Um deles se chama Narrativas Marginais, que oferece aulas de cinema, música e literatura para jovens de bairros da periferia, que recebem R$ 100 por mês como ajuda de custo. O objetivo é profissionalizar os jovens, mas também “dar voz”, para que, “a partir da música, da literatura e do cinema, eles contem as próprias histórias”, explica Renato.

Outro projeto trabalha com egressos do sistema carcerário. “Vai ter profissionalização, arte, cultura e educação, palestras de conscientização, e também de criminologia, para que eles compreendam como funcionam os mecanismos de punição, captura, vigilância que o Estado brasileiro impõe sobre a população marginalizada”.

“É um projeto realizador para minha vida. Eu não tive pai justamente porque meu pai caiu nas teias do sistema carcerário, morreu muito cedo, mais jovem do que eu sou hoje, muitos amigos também foram criminalizados na minha caminhada”, afirma. “Eu morei 15 anos do lado do complexo penitenciário de Piraquara e vi o quão destruidor pode ser uma prisão”, conta.

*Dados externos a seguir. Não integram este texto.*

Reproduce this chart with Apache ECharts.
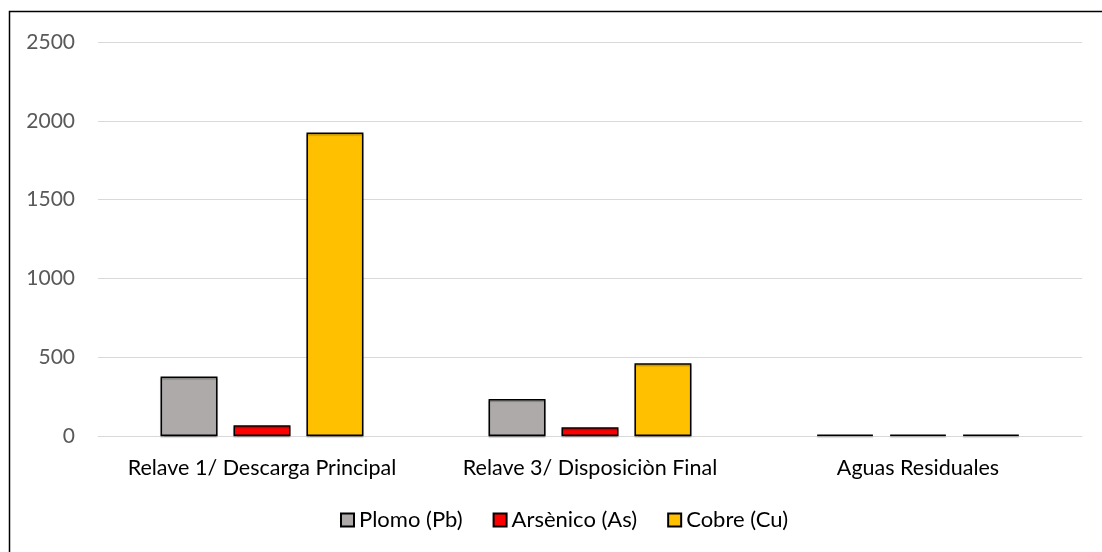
<!DOCTYPE html>
<html>
<head>
<meta charset="utf-8">
<script src="https://cdn.jsdelivr.net/npm/echarts@6/dist/echarts.min.js"></script>
<style>
  html, body { margin: 0; padding: 0; background: #fff; }
  #chart { width: 1102px; height: 552px; }
</style>
</head>
<body>
<div id="chart"></div>
<script>
// Sampling sites and metal concentrations
const categories = ['Relave 1/ Descarga Principal', 'Relave 3/ Disposiciòn Final', 'Aguas Residuales'];
const plomo = [378, 235, 8];
const arsenico = [68, 55, 8];
const cobre = [1925, 461, 8];
const yTicks = [0, 500, 1000, 1500, 2000, 2500];

const FONT = 'Lato';
const chart = echarts.init(document.getElementById('chart'));

const barStyle = (color) => ({
  color: color,
  borderColor: '#000',
  borderWidth: 1.5,
  shadowColor: 'rgba(0,0,0,0.25)',
  shadowOffsetY: 1.5,
  shadowBlur: 1
});

chart.setOption({
  animation: false,
  textStyle: { fontFamily: FONT },
  graphic: [{
    type: 'rect',
    shape: { x: 9.5, y: 11.5, width: 1200, height: 600 },
    style: { fill: 'none', stroke: '#000', lineWidth: 1.5 },
    silent: true
  }],
  grid: { left: 98, right: 20, top: 42, bottom: 116, containLabel: false },
  legend: {
    bottom: 16,
    left: 335,
    padding: [5, 5],
    icon: 'rect',
    itemWidth: 13,
    itemHeight: 13,
    itemGap: 30,
    textStyle: { fontSize: 22, color: '#000', fontFamily: FONT },
    data: ['Plomo (Pb)', 'Arsènico (As)', 'Cobre (Cu)']
  },
  xAxis: {
    type: 'category',
    data: categories,
    axisLine: { lineStyle: { color: '#d9d9d9', width: 1 } },
    axisTick: { show: false },
    axisLabel: { fontSize: 21.5, color: '#000', margin: 21, fontFamily: FONT, interval: 0 }
  },
  yAxis: {
    type: 'value',
    min: yTicks[0],
    max: yTicks[yTicks.length - 1],
    interval: 500,
    axisLine: { show: false },
    axisTick: { show: false },
    splitLine: { lineStyle: { color: '#d9d9d9', width: 1 } },
    axisLabel: { fontSize: 21, color: '#595959', margin: 23, fontFamily: FONT, formatter: (v) => String(v) }
  },
  series: [
    { name: 'Plomo (Pb)', type: 'bar', data: plomo, barWidth: 57, barGap: '28%', itemStyle: barStyle('#AEAAAA') },
    { name: 'Arsènico (As)', type: 'bar', data: arsenico, barWidth: 57, itemStyle: barStyle('#FF0000') },
    { name: 'Cobre (Cu)', type: 'bar', data: cobre, barWidth: 57, itemStyle: barStyle('#FFC000') }
  ]
});
</script>
</body>
</html>
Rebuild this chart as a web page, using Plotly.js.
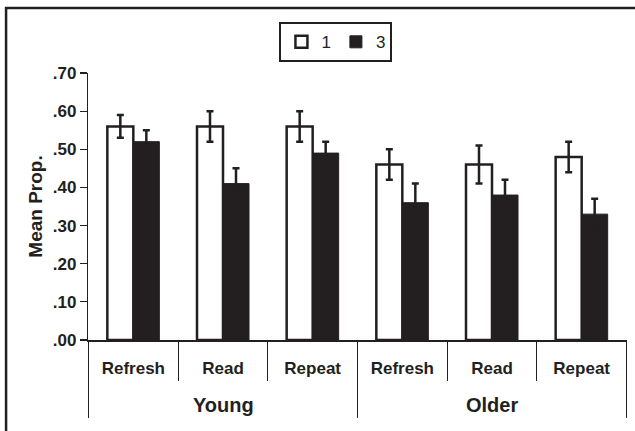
<!DOCTYPE html>
<html>
<head>
<meta charset="utf-8">
<script src="https://cdn.plot.ly/plotly-3.0.1.min.js"></script>
<style>html,body{margin:0;padding:0;background:#fff;}#chart{width:635px;height:431px;}</style>
</head>
<body>
<div id="chart"></div>
<script>
var groups = ["Young", "Young", "Young", "Older", "Older", "Older"];
var tasks = ["Refresh", "Read", "Repeat", "Refresh", "Read", "Repeat"];
var series1 = [0.56, 0.56, 0.56, 0.46, 0.46, 0.48];
var series1Err = [0.03, 0.04, 0.04, 0.04, 0.05, 0.04];
var series3 = [0.52, 0.41, 0.49, 0.36, 0.38, 0.33];
var series3Err = [0.03, 0.04, 0.03, 0.05, 0.04, 0.04];
var yTickVals = [0, 0.1, 0.2, 0.3, 0.4, 0.5, 0.6, 0.7];
var yTickText = [".00", ".10", ".20", ".30", ".40", ".50", ".60", ".70"];

var ink = "#231f20";
var FONT = "Liberation Sans, Arial, sans-serif";

// unique category keys built from the two label arrays
var xKeys = groups.map(function (g, i) { return g + " " + tasks[i]; });

var traces = [
  {
    type: "bar", name: "1", x: xKeys, y: series1,
    marker: {color: "#ffffff", line: {color: ink, width: 2.5}},
    error_y: {type: "data", array: series1Err, visible: true, color: ink, thickness: 2.5, width: 3.5}
  },
  {
    type: "bar", name: "3", x: xKeys, y: series3,
    marker: {color: ink, line: {color: ink, width: 1}},
    error_y: {type: "data", array: series3Err, visible: true, color: ink, thickness: 2.5, width: 3.5}
  }
];

// group boundaries and group centres (category index units)
var shapes = [
  {type: "rect", xref: "paper", yref: "paper", x0: -0.152, x1: 1.2, y0: -0.6, y1: 1.243,
   line: {color: ink, width: 2.5}, fillcolor: "rgba(0,0,0,0)", layer: "above"}
];
var annotations = [
  {text: "Mean Prop.", xref: "paper", yref: "paper", x: -0.098, y: 0.5,
   xanchor: "center", yanchor: "middle", textangle: -90, showarrow: false,
   font: {family: FONT, size: 19, color: ink, weight: "bold"}}
];
var bounds = [-0.5];
for (var i = 1; i < groups.length; i++) { if (groups[i] !== groups[i - 1]) bounds.push(i - 0.5); }
bounds.push(groups.length - 0.5);
bounds.forEach(function (b) {
  shapes.push({type: "line", xref: "x", yref: "paper", x0: b, x1: b, y0: 0, y1: -0.292,
               line: {color: ink, width: 1}});
});
for (var k = 0; k < bounds.length - 1; k++) {
  var c = (bounds[k] + bounds[k + 1]) / 2;
  annotations.push({text: groups[Math.round(bounds[k] + 0.5)], xref: "x", yref: "paper", x: c, y: -0.245,
    xanchor: "center", yanchor: "middle", showarrow: false,
    font: {family: FONT, size: 20, color: ink, weight: "bold"}});
}

var layout = {
  width: 635, height: 431,
  margin: {l: 88, r: 8, t: 73, b: 91},
  paper_bgcolor: "#ffffff", plot_bgcolor: "#ffffff",
  font: {family: FONT, color: ink},
  barmode: "group", bargap: 0.42, bargroupgap: 0,
  showlegend: true,
  legend: {
    orientation: "h", x: 0.46, xanchor: "center", y: 1.19, yanchor: "top",
    bordercolor: ink, borderwidth: 2, bgcolor: "#ffffff",
    font: {family: FONT, size: 17, color: ink}, itemwidth: 30, traceorder: "normal"
  },
  xaxis: {
    type: "category",
    tickvals: xKeys, ticktext: tasks,
    showline: true, linecolor: ink, linewidth: 1.5,
    ticks: "outside", tickson: "boundaries", ticklen: 39, tickwidth: 1, tickcolor: ink,
    ticklabelstandoff: 12,
    tickfont: {family: FONT, size: 17, color: ink, weight: "bold"},
    showgrid: false, zeroline: false, fixedrange: true
  },
  yaxis: {
    range: [0, 0.7],
    tickvals: yTickVals, ticktext: yTickText,
    ticks: "outside", ticklen: 7, tickwidth: 1.2, tickcolor: ink,
    showline: true, linecolor: ink, linewidth: 1.2,
    tickfont: {family: FONT, size: 17, color: ink, weight: "bold"},
    showgrid: false, zeroline: false, fixedrange: true
  },
  shapes: shapes,
  annotations: annotations
};

Plotly.newPlot("chart", traces, layout, {displayModeBar: false, staticPlot: true});
</script>
</body>
</html>
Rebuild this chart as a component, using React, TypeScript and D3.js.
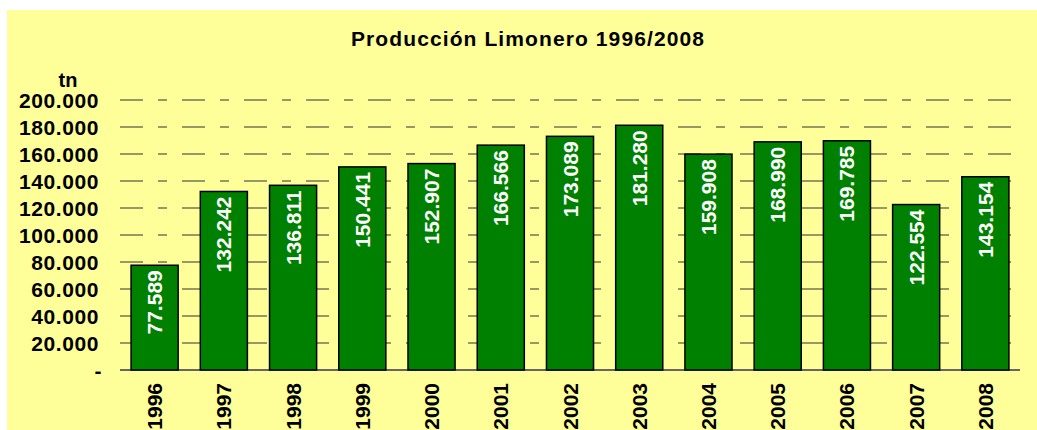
import React from "react";
import * as d3 from "d3";

// data
const years = ["1996", "1997", "1998", "1999", "2000", "2001", "2002", "2003", "2004", "2005", "2006", "2007", "2008"];
const production = [77589, 132242, 136811, 150441, 152907, 166566, 173089, 181280, 159908, 168990, 169785, 122554, 143154];
const yTicks = [0, 20000, 40000, 60000, 80000, 100000, 120000, 140000, 160000, 180000, 200000];

const W = 1037;
const H = 430;
const margin = { left: 120, right: 1020, top: 100, bottom: 370 };

const fmt = d3.formatLocale({ decimal: ",", thousands: ".", grouping: [3], currency: ["", ""] }).format(",d");

export default function App() {
  const x = d3.scaleBand().domain(years).range([margin.left, margin.right]).paddingInner(0.32).paddingOuter(0.16);
  const y = d3.scaleLinear().domain([0, 200000]).range([margin.bottom, margin.top]);
  const font = "'Liberation Sans', Arial, sans-serif";

  return (
    <svg width={W} height={H} style={{ position: "absolute", left: 0, top: 0 }} fontFamily={font}>
      <rect x={7} y={10} width={W - 7} height={H - 10} fill="#FFFF99" />
      <text x={528} y={46} textAnchor="middle" fontSize={21} fontWeight="bold" letterSpacing={1.1}>Producción Limonero 1996/2008</text>
      <text x={68} y={87} textAnchor="middle" fontSize={20} fontWeight="bold">tn</text>

      {/* gridlines */}
      {yTicks.filter(t => t > 0).map(t => (
        <line key={t} x1={margin.left} x2={margin.right} y1={y(t)} y2={y(t)}
          stroke="#333" strokeWidth={1.2} strokeDasharray="23 15 9 15" />
      ))}
      <line x1={margin.left} x2={margin.right} y1={y(0)} y2={y(0)} stroke="#666" strokeWidth={2} />

      {/* y labels */}
      {yTicks.map(t => (
        <text key={t} x={t === 0 ? 102 : 99} y={y(t) + 8} textAnchor="end" fontSize={21} fontWeight="bold" letterSpacing={0.6}>
          {t === 0 ? "-" : fmt(t)}
        </text>
      ))}

      {/* bars */}
      {production.map((v, i) => {
        const bx = x(years[i]) as number;
        const cx = bx + x.bandwidth() / 2;
        return (
          <g key={years[i]}>
            <rect x={bx} y={y(v)} width={x.bandwidth()} height={y(0) - y(v)} fill="#008000" stroke="#000" strokeWidth={1.5} />
            <text transform={`translate(${cx + 7.5},${y(v) + 5}) rotate(-90)`} textAnchor="end" fill="#fff" fontSize={21} fontWeight="bold">
              {fmt(v)}
            </text>
            <text transform={`translate(${cx + 7.5},${383}) rotate(-90)`} textAnchor="end" fill="#000" fontSize={21} fontWeight="bold">
              {years[i]}
            </text>
          </g>
        );
      })}
    </svg>
  );
}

É pela luta institucional que eu estou me fazendo ouvir aqui por vocês, então não é uma luta menor.

Acendam fogueiras

Apesar da cassação e do ambiente hostil vivenciados por ele, Renato ressaltou a importância de lutar, também, na via institucional.

“Acredito como via de luta, à medida que as pessoas estejam de fato dispostas a sacrificar tudo pela Justiça e pela liberdade, inclusive o próprio mandato. Só quando chegar nesse nível de sacrifício é que a luta institucional terá algum sentido, porque ela será radicalmente transformada”, defendeu.

“É pela luta institucional que eu estou me fazendo ouvir aqui por vocês, então não é uma luta menor. Continuo apostando nesses movimentos como força real, e apostando na luta institucional como força representacional.”

Renato quer incentivar jovens, especialmente os negros e periféricos que se enxergam representados nele, a ousarem ocupar os espaços de poder no lugar da elite que historicamente domina a política institucional.

“São pessoas que atuam em prol do dinheiro e contra a vida, que atuam para desvalorizar a vida. Que, em última instancia, atuam para que pessoas morram, se não por uma ação, por uma omissão planejada. Os jovens sentem que a política é cada vez mais isso, é morte planejada.”

Citando o poeta paulistano Sergio Vaz, diz que “é preciso um coração em chamas para manter os sonhos aquecidos. Portanto, acendam fogueiras, as fogueiras da esperança”.